La materialización del retiro de Venezuela la OEA se produjo en abril de 2019. Antes, en el marco de la Carta Democrática, el Consejo Permanente había acordado desconocer el período presidencial a iniciarse el 10 de enero de 2019 por ser el resultado de un proceso electoral ilegítimo, a la vez que destacar la autoridad constitucional de la Asamblea Nacional. A finales de junio de 2019 fue aprobada la incorporación de un representante del Gobierno Interino, argumentada en el marco de la Carta Democrática.

Cambios políticos regionales fueron, sin embargo, debilitando no solo el alcance de las resoluciones de la OEA, sino su capacidad de incidencia en los limitados términos previstos por la Carta Democrática.
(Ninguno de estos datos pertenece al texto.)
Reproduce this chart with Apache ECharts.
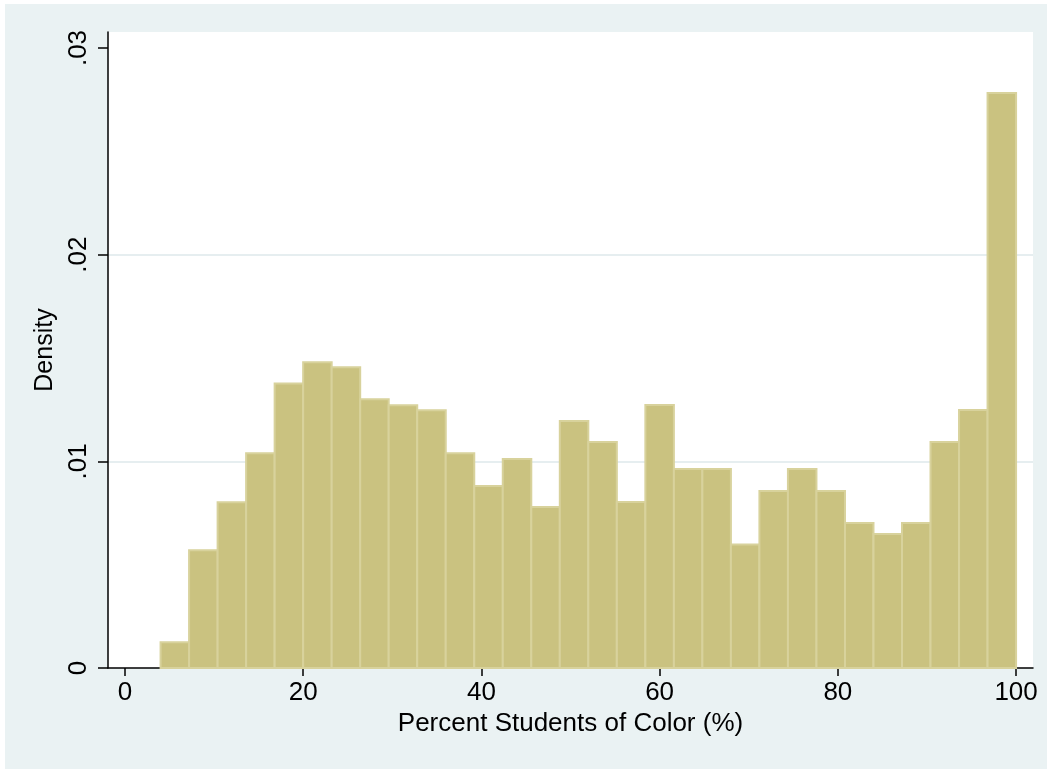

Ahora, entre algunos gobiernos reaparece el recurrente discurso sobre la necesidad de desplazar a la OEA.

En esos giros políticos recientes y de los que pudieran producirse como resultado de elecciones y reelecciones por venir, no se perfila una reedición de los aspectos más rojos de la “marea rosa”, polarizadores entre supuestas “izquierdas” y “derechas”. Lo que se va asomando es la generalización de la indiferencia ante la pérdida de libertades y derechos, en situaciones de creciente asimetría entre, por un lado, las capacidades de la resistencia democrática y, por el otro, la disposición gubernamental justificar sus abusos de poder. Se manifiesta una vez más, con insistencia, el argumento-lema-pretexto de la no intervención, no pensada como protección de la autodeterminación democrática, sino como escudo ante el escrutinio de los abusos gubernamentales, ajenos y propios.

En suma: hay que volver a leer la Carta Democrática Interamericana, desde su primer y fundamental artículo, recordarlo y recordárselo a los gobiernos de nuestro hemisferio. Hay que trabajar para fortalecerla, sin olvidar una de las grandes advertencias sobre los riesgos tras los ataques terroristas de hace veinte años: sin libertad no hay seguridad.